AIM – Faithfully return all lines, omitting every embedded picture.

start EXERCISE INPUT

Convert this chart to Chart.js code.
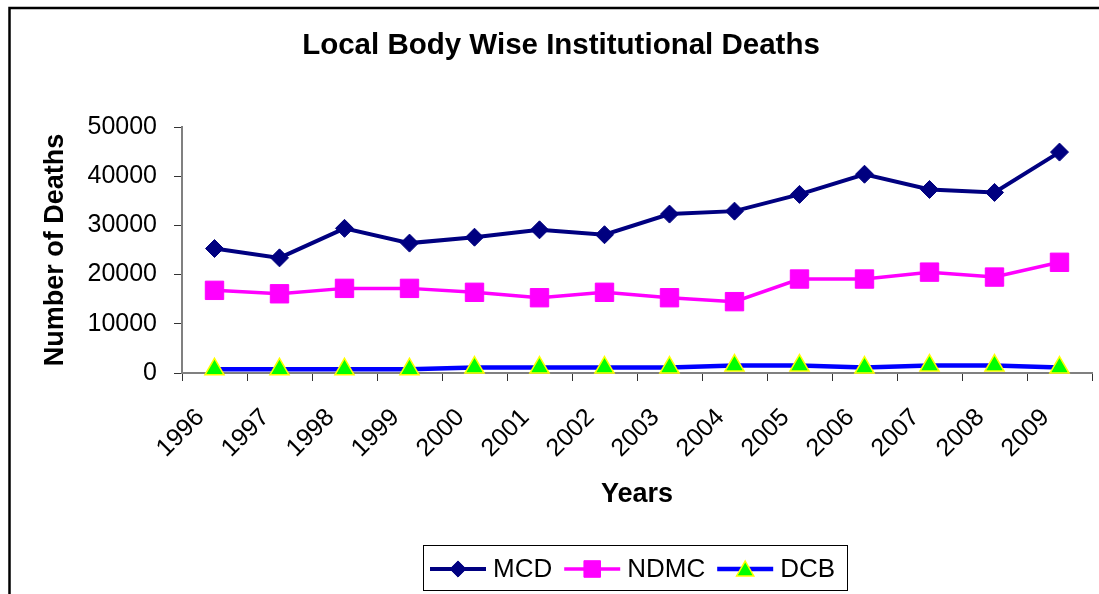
<!DOCTYPE html>
<html><head><meta charset="utf-8">
<script src="https://cdn.jsdelivr.net/npm/chart.js@4.4.1/dist/chart.umd.min.js"></script>
<style>html,body{margin:0;padding:0;background:#fff;overflow:hidden}canvas{display:block}</style>
</head><body>
<canvas id="c" width="1099" height="594"></canvas>
<script>
const chartTitle = 'Local Body Wise Institutional Deaths';
const xTitle = 'Years';
const yTitle = 'Number of Deaths';
const years = ['1996','1997','1998','1999','2000','2001','2002','2003','2004','2005','2006','2007','2008','2009'];
const mcd  = [25300, 23400, 29400, 26400, 27600, 29100, 28100, 32300, 32900, 36300, 40400, 37300, 36700, 44900];
const ndmc = [16800, 16100, 17200, 17200, 16400, 15300, 16400, 15300, 14500, 19100, 19100, 20500, 19500, 22500];
const dcb  = [750, 750, 750, 750, 1100, 1100, 1100, 1100, 1500, 1500, 1100, 1500, 1500, 1100];
const yMin = 0, yMax = 50000, yStep = 10000;

const FAM = '"Liberation Sans", Arial, Helvetica, sans-serif';

function drawMarker(ctx, style, x, y, r, fill, stroke, bw) {
  ctx.save();
  ctx.beginPath();
  if (style === 'rectRot') {
    ctx.moveTo(x, y - r); ctx.lineTo(x + r, y); ctx.lineTo(x, y + r); ctx.lineTo(x - r, y); ctx.closePath();
  } else if (style === 'rect') {
    const s = r * Math.SQRT1_2; ctx.rect(x - s, y - s, 2 * s, 2 * s);
  } else {
    const a = 2 * Math.PI / 3;
    ctx.moveTo(x, y - r);
    ctx.lineTo(x + Math.sin(a) * r, y - Math.cos(a) * r);
    ctx.lineTo(x + Math.sin(2 * a) * r, y - Math.cos(2 * a) * r);
    ctx.closePath();
  }
  ctx.fillStyle = fill; ctx.fill();
  if (bw > 0) { ctx.lineWidth = bw; ctx.strokeStyle = stroke; ctx.stroke(); }
  ctx.restore();
}

const decor = {
  id: 'decor',
  afterDraw(chart) {
    const ctx = chart.ctx;
    ctx.save();
    // outer frame
    ctx.strokeStyle = '#000'; ctx.lineWidth = 2.5;
    ctx.strokeRect(9.5, 8, 1300, 800);
    // title
    ctx.fillStyle = '#000';
    ctx.font = 'bold 29.5px ' + FAM;
    ctx.textAlign = 'center'; ctx.textBaseline = 'middle';
    ctx.fillText(chartTitle, 561, 46);
    // legend
    const lx = 423.5, ly = 545.5, lw = 424, lh = 45;
    ctx.lineWidth = 1; ctx.strokeStyle = '#000';
    ctx.strokeRect(lx, ly, lw, lh);
    ctx.font = '26px ' + FAM;
    ctx.textAlign = 'left';
    let x = 430; const cy = 569;
    chart.data.datasets.forEach(ds => {
      ctx.beginPath(); ctx.strokeStyle = ds.borderColor; ctx.lineWidth = ds.borderWidth;
      ctx.moveTo(x, cy); ctx.lineTo(x + 56, cy); ctx.stroke();
      drawMarker(ctx, ds.pointStyle, x + 28, cy + (ds.pointStyle === 'triangle' ? 2 : 0), ds.pointRadius * 0.9,
        ds.pointBackgroundColor, ds.pointBorderColor, ds.pointBorderWidth);
      ctx.fillStyle = '#000';
      ctx.fillText(ds.label, x + 63, cy + 1);
      x += 63 + ctx.measureText(ds.label).width + 12;
    });
    ctx.restore();
  }
};

new Chart(document.getElementById('c'), {
  type: 'line',
  data: {
    labels: years,
    datasets: [
      { label: 'MCD', data: mcd, borderColor: '#000080', backgroundColor: '#000080', borderWidth: 4,
        pointStyle: 'rectRot', pointRadius: 9, pointBackgroundColor: '#000080', pointBorderColor: '#000080', pointBorderWidth: 1, tension: 0, clip: false },
      { label: 'NDMC', data: ndmc, borderColor: '#FF00FF', backgroundColor: '#FF00FF', borderWidth: 3.5,
        pointStyle: 'rect', pointRadius: 13, pointBackgroundColor: '#FF00FF', pointBorderColor: '#FF00FF', pointBorderWidth: 1, tension: 0, clip: false },
      { label: 'DCB', data: dcb, borderColor: '#0000FF', backgroundColor: '#00FF00', borderWidth: 4.5,
        pointStyle: 'triangle', pointRadius: 11, pointBackgroundColor: '#00FF00', pointBorderColor: '#FFFF00', pointBorderWidth: 1.5, tension: 0, clip: false }
    ]
  },
  options: {
    responsive: false, animation: false, devicePixelRatio: 1,
    layout: { autoPadding: false, padding: { top: 127, right: 7, bottom: 83, left: 0 } },
    plugins: { legend: { display: false }, title: { display: false }, tooltip: { enabled: false } },
    scales: {
      x: {
        offset: true,
        grid: { offset: true, drawOnChartArea: false, tickLength: 8, color: '#333', lineWidth: 1 },
        border: { color: '#808080', width: 2 },
        ticks: { font: { family: FAM, size: 25 }, color: '#000', minRotation: 45, maxRotation: 45, padding: 22, labelOffset: -14, autoSkip: false },
        title: { display: true, text: xTitle, color: '#000', font: { family: FAM, size: 27, weight: 'bold' }, padding: { top: 0, bottom: 0 } },
        afterFit(s) { s.height = 138; s.paddingRight = 0; }
      },
      y: {
        min: yMin, max: yMax,
        grid: { drawOnChartArea: false, tickLength: 8, color: '#333', lineWidth: 1 },
        border: { color: '#808080', width: 2 },
        ticks: { stepSize: yStep, font: { family: FAM, size: 25 }, color: '#000', padding: 17, callback: v => String(v) },
        title: { display: true, text: yTitle, color: '#000', font: { family: FAM, size: 27, weight: 'bold' }, padding: { top: 39, bottom: 0 } },
        afterFit(s) { s.width = 182; }
      }
    }
  },
  plugins: [decor]
});
</script>
</body></html>
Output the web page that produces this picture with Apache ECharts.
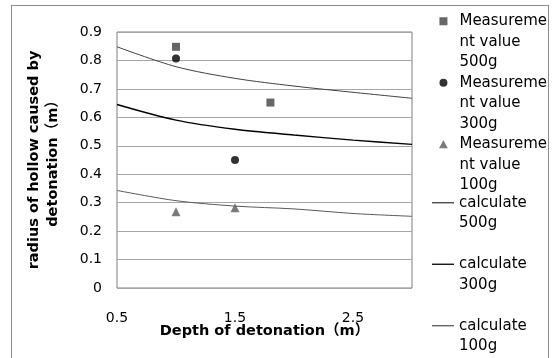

end EXERCISE INPUT

OUTPUT FOR THIS EXERCISE –
Convert this chart to Chart.js code.
<!DOCTYPE html>
<html><head><meta charset="utf-8">
<script src="https://cdn.jsdelivr.net/npm/chart.js@4.4.1/dist/chart.umd.min.js"></script>
<style>html,body{margin:0;padding:0;background:#fff;overflow:hidden}canvas{display:block}</style>
</head><body>
<canvas id="c" width="1099" height="594"></canvas>
<script>
const chartTitle = 'Local Body Wise Institutional Deaths';
const xTitle = 'Years';
const yTitle = 'Number of Deaths';
const years = ['1996','1997','1998','1999','2000','2001','2002','2003','2004','2005','2006','2007','2008','2009'];
const mcd  = [25300, 23400, 29400, 26400, 27600, 29100, 28100, 32300, 32900, 36300, 40400, 37300, 36700, 44900];
const ndmc = [16800, 16100, 17200, 17200, 16400, 15300, 16400, 15300, 14500, 19100, 19100, 20500, 19500, 22500];
const dcb  = [750, 750, 750, 750, 1100, 1100, 1100, 1100, 1500, 1500, 1100, 1500, 1500, 1100];
const yMin = 0, yMax = 50000, yStep = 10000;

const FAM = '"Liberation Sans", Arial, Helvetica, sans-serif';

function drawMarker(ctx, style, x, y, r, fill, stroke, bw) {
  ctx.save();
  ctx.beginPath();
  if (style === 'rectRot') {
    ctx.moveTo(x, y - r); ctx.lineTo(x + r, y); ctx.lineTo(x, y + r); ctx.lineTo(x - r, y); ctx.closePath();
  } else if (style === 'rect') {
    const s = r * Math.SQRT1_2; ctx.rect(x - s, y - s, 2 * s, 2 * s);
  } else {
    const a = 2 * Math.PI / 3;
    ctx.moveTo(x, y - r);
    ctx.lineTo(x + Math.sin(a) * r, y - Math.cos(a) * r);
    ctx.lineTo(x + Math.sin(2 * a) * r, y - Math.cos(2 * a) * r);
    ctx.closePath();
  }
  ctx.fillStyle = fill; ctx.fill();
  if (bw > 0) { ctx.lineWidth = bw; ctx.strokeStyle = stroke; ctx.stroke(); }
  ctx.restore();
}

const decor = {
  id: 'decor',
  afterDraw(chart) {
    const ctx = chart.ctx;
    ctx.save();
    // outer frame
    ctx.strokeStyle = '#000'; ctx.lineWidth = 2.5;
    ctx.strokeRect(9.5, 8, 1300, 800);
    // title
    ctx.fillStyle = '#000';
    ctx.font = 'bold 29.5px ' + FAM;
    ctx.textAlign = 'center'; ctx.textBaseline = 'middle';
    ctx.fillText(chartTitle, 561, 46);
    // legend
    const lx = 423.5, ly = 545.5, lw = 424, lh = 45;
    ctx.lineWidth = 1; ctx.strokeStyle = '#000';
    ctx.strokeRect(lx, ly, lw, lh);
    ctx.font = '26px ' + FAM;
    ctx.textAlign = 'left';
    let x = 430; const cy = 569;
    chart.data.datasets.forEach(ds => {
      ctx.beginPath(); ctx.strokeStyle = ds.borderColor; ctx.lineWidth = ds.borderWidth;
      ctx.moveTo(x, cy); ctx.lineTo(x + 56, cy); ctx.stroke();
      drawMarker(ctx, ds.pointStyle, x + 28, cy + (ds.pointStyle === 'triangle' ? 2 : 0), ds.pointRadius * 0.9,
        ds.pointBackgroundColor, ds.pointBorderColor, ds.pointBorderWidth);
      ctx.fillStyle = '#000';
      ctx.fillText(ds.label, x + 63, cy + 1);
      x += 63 + ctx.measureText(ds.label).width + 12;
    });
    ctx.restore();
  }
};

new Chart(document.getElementById('c'), {
  type: 'line',
  data: {
    labels: years,
    datasets: [
      { label: 'MCD', data: mcd, borderColor: '#000080', backgroundColor: '#000080', borderWidth: 4,
        pointStyle: 'rectRot', pointRadius: 9, pointBackgroundColor: '#000080', pointBorderColor: '#000080', pointBorderWidth: 1, tension: 0, clip: false },
      { label: 'NDMC', data: ndmc, borderColor: '#FF00FF', backgroundColor: '#FF00FF', borderWidth: 3.5,
        pointStyle: 'rect', pointRadius: 13, pointBackgroundColor: '#FF00FF', pointBorderColor: '#FF00FF', pointBorderWidth: 1, tension: 0, clip: false },
      { label: 'DCB', data: dcb, borderColor: '#0000FF', backgroundColor: '#00FF00', borderWidth: 4.5,
        pointStyle: 'triangle', pointRadius: 11, pointBackgroundColor: '#00FF00', pointBorderColor: '#FFFF00', pointBorderWidth: 1.5, tension: 0, clip: false }
    ]
  },
  options: {
    responsive: false, animation: false, devicePixelRatio: 1,
    layout: { autoPadding: false, padding: { top: 127, right: 7, bottom: 83, left: 0 } },
    plugins: { legend: { display: false }, title: { display: false }, tooltip: { enabled: false } },
    scales: {
      x: {
        offset: true,
        grid: { offset: true, drawOnChartArea: false, tickLength: 8, color: '#333', lineWidth: 1 },
        border: { color: '#808080', width: 2 },
        ticks: { font: { family: FAM, size: 25 }, color: '#000', minRotation: 45, maxRotation: 45, padding: 22, labelOffset: -14, autoSkip: false },
        title: { display: true, text: xTitle, color: '#000', font: { family: FAM, size: 27, weight: 'bold' }, padding: { top: 0, bottom: 0 } },
        afterFit(s) { s.height = 138; s.paddingRight = 0; }
      },
      y: {
        min: yMin, max: yMax,
        grid: { drawOnChartArea: false, tickLength: 8, color: '#333', lineWidth: 1 },
        border: { color: '#808080', width: 2 },
        ticks: { stepSize: yStep, font: { family: FAM, size: 25 }, color: '#000', padding: 17, callback: v => String(v) },
        title: { display: true, text: yTitle, color: '#000', font: { family: FAM, size: 27, weight: 'bold' }, padding: { top: 39, bottom: 0 } },
        afterFit(s) { s.width = 182; }
      }
    }
  },
  plugins: [decor]
});
</script>
</body></html>
Output the web page that produces this picture with Apache ECharts.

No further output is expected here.